#### [BRIEF]
Look for the line containing "Generate a LaTeX" and the line containing "minimum width=476pt, minimum"; retype them and all lines between, exactly, and leave out the pictures.

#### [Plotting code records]
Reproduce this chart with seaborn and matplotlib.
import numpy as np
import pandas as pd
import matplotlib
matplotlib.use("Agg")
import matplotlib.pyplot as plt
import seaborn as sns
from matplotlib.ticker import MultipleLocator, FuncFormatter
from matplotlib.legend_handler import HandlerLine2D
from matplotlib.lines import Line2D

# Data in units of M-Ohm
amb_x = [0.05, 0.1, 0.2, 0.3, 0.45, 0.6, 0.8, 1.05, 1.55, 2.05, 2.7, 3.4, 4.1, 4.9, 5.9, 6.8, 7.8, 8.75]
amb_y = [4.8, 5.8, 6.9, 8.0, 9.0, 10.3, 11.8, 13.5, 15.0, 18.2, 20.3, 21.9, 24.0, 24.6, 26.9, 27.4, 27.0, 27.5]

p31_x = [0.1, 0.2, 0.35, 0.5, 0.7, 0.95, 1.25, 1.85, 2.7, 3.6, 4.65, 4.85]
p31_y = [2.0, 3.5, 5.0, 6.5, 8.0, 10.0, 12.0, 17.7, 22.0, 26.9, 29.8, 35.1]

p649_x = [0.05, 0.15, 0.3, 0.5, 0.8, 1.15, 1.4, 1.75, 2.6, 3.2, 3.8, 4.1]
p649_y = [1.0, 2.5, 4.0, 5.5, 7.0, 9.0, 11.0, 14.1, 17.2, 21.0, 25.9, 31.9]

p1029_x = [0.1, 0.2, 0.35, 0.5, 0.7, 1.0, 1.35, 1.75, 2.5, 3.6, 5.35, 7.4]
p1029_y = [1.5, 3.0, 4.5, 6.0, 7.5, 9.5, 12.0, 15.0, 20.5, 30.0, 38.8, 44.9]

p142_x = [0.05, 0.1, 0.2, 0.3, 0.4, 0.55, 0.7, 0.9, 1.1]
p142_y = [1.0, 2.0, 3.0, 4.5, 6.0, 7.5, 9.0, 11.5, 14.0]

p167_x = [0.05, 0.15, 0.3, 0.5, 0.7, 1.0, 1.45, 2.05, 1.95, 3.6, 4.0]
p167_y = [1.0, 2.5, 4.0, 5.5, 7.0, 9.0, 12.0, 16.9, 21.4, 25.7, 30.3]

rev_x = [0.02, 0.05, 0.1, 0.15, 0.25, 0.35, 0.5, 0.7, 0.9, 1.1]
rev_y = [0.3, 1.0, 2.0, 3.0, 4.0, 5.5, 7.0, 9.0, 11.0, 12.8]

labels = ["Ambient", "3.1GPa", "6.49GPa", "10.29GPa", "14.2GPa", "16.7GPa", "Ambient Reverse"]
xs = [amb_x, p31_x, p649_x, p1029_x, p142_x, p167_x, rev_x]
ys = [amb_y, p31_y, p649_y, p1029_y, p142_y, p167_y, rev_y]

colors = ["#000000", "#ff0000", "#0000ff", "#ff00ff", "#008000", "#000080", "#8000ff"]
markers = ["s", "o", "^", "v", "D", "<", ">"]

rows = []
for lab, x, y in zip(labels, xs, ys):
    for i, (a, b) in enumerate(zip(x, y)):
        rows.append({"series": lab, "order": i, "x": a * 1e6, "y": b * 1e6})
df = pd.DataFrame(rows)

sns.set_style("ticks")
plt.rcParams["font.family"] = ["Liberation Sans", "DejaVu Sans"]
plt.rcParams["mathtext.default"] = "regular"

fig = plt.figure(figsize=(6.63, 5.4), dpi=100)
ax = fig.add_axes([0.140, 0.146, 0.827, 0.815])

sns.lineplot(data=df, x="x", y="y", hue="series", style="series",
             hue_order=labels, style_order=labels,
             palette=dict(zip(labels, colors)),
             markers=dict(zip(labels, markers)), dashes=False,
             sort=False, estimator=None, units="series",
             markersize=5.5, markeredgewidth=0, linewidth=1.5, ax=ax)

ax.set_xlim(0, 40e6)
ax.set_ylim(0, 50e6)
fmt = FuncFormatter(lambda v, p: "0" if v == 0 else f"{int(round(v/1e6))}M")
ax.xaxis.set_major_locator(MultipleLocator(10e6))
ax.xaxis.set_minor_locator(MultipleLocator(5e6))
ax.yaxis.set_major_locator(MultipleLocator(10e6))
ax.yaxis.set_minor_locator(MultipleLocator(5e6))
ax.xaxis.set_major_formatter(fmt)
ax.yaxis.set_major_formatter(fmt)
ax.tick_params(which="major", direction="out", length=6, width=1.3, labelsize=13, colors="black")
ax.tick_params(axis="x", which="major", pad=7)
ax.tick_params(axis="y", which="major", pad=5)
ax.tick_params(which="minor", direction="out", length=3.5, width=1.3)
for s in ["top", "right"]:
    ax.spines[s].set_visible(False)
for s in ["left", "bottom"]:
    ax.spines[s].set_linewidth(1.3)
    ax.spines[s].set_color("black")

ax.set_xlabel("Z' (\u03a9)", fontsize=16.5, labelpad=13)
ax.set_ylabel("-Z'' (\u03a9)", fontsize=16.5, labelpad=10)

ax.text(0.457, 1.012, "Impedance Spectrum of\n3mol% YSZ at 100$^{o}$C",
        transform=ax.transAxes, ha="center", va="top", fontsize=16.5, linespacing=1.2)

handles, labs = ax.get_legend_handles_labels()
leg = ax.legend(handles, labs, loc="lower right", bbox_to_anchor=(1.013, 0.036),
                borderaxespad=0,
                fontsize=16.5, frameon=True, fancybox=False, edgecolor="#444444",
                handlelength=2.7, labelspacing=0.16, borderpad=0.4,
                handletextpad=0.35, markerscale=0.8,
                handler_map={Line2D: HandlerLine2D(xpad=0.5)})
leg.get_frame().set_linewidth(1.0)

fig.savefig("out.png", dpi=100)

--

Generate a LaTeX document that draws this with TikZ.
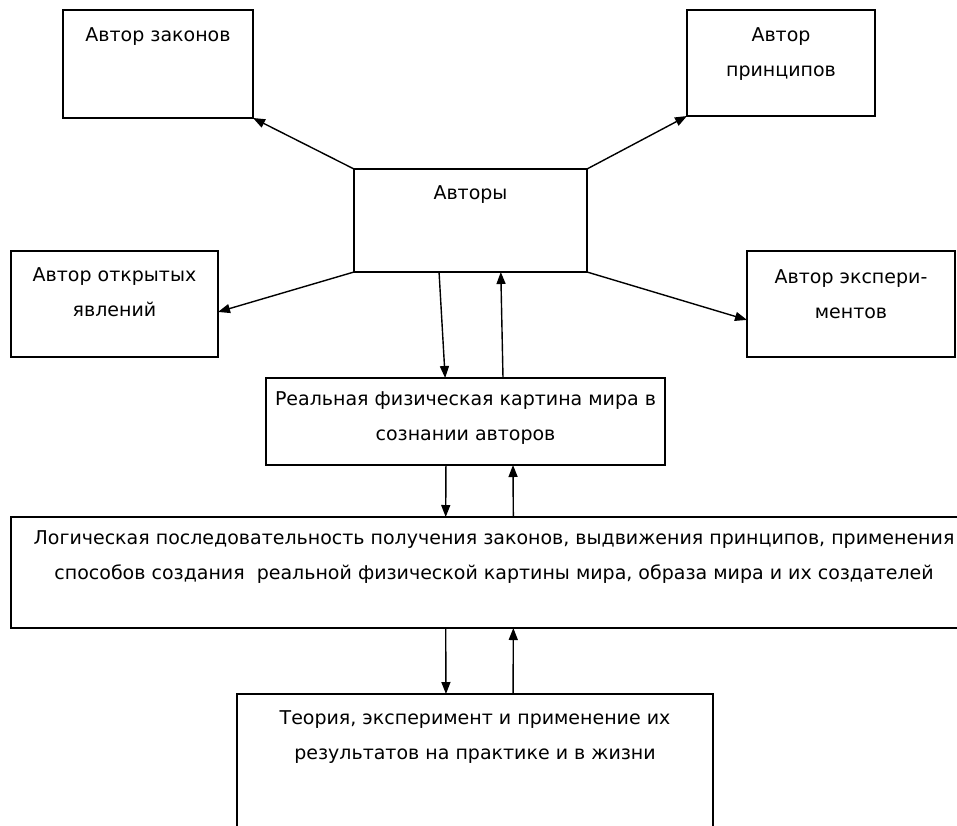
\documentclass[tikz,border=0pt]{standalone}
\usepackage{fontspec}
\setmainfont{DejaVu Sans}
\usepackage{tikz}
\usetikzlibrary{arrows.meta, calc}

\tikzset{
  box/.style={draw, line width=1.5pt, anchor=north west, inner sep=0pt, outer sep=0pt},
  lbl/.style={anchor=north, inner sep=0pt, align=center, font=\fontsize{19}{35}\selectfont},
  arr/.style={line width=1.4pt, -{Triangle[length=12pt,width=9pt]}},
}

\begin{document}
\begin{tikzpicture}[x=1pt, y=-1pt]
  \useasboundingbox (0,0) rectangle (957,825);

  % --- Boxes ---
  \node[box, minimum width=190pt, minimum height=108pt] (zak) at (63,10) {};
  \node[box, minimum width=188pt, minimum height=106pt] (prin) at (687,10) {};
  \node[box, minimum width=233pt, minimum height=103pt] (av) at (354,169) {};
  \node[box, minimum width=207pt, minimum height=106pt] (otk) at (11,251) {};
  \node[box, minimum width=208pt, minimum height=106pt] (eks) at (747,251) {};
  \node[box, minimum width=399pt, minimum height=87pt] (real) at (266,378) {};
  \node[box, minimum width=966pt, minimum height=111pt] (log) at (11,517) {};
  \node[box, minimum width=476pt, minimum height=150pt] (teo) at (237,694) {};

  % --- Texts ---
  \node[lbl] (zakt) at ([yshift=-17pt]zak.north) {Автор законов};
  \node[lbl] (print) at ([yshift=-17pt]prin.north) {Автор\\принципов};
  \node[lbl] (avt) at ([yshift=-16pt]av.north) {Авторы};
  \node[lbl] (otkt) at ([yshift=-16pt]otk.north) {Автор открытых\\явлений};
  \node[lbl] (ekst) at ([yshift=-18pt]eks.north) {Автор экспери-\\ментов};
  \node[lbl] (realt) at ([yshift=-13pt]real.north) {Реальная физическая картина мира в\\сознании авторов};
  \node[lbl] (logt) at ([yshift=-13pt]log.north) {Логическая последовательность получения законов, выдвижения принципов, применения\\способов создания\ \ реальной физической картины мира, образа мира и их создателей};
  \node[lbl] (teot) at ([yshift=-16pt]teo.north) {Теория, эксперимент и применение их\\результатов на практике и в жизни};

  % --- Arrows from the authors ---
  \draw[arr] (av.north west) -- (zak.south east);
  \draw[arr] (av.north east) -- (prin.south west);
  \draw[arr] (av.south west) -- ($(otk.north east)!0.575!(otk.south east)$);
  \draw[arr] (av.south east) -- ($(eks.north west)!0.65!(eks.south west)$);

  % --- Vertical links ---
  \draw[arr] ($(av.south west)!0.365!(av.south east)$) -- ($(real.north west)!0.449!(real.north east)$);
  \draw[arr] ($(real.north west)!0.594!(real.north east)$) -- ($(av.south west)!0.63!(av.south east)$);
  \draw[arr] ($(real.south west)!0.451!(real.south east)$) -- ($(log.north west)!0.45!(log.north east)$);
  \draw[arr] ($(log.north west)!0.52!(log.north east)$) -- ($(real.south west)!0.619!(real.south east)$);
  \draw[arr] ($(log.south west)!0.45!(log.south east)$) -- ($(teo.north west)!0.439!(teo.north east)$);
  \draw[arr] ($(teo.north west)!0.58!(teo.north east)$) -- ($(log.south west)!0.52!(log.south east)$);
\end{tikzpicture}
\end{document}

#### [RESPONSE TO THIS EXERCISE]
Generate a LaTeX document that draws this with TikZ.
\documentclass[tikz,border=0pt]{standalone}
\usepackage{fontspec}
\setmainfont{DejaVu Sans}
\usepackage{tikz}
\usetikzlibrary{arrows.meta, calc}

\tikzset{
  box/.style={draw, line width=1.5pt, anchor=north west, inner sep=0pt, outer sep=0pt},
  lbl/.style={anchor=north, inner sep=0pt, align=center, font=\fontsize{19}{35}\selectfont},
  arr/.style={line width=1.4pt, -{Triangle[length=12pt,width=9pt]}},
}

\begin{document}
\begin{tikzpicture}[x=1pt, y=-1pt]
  \useasboundingbox (0,0) rectangle (957,825);

  % --- Boxes ---
  \node[box, minimum width=190pt, minimum height=108pt] (zak) at (63,10) {};
  \node[box, minimum width=188pt, minimum height=106pt] (prin) at (687,10) {};
  \node[box, minimum width=233pt, minimum height=103pt] (av) at (354,169) {};
  \node[box, minimum width=207pt, minimum height=106pt] (otk) at (11,251) {};
  \node[box, minimum width=208pt, minimum height=106pt] (eks) at (747,251) {};
  \node[box, minimum width=399pt, minimum height=87pt] (real) at (266,378) {};
  \node[box, minimum width=966pt, minimum height=111pt] (log) at (11,517) {};
  \node[box, minimum width=476pt, minimum height=150pt] (teo) at (237,694) {};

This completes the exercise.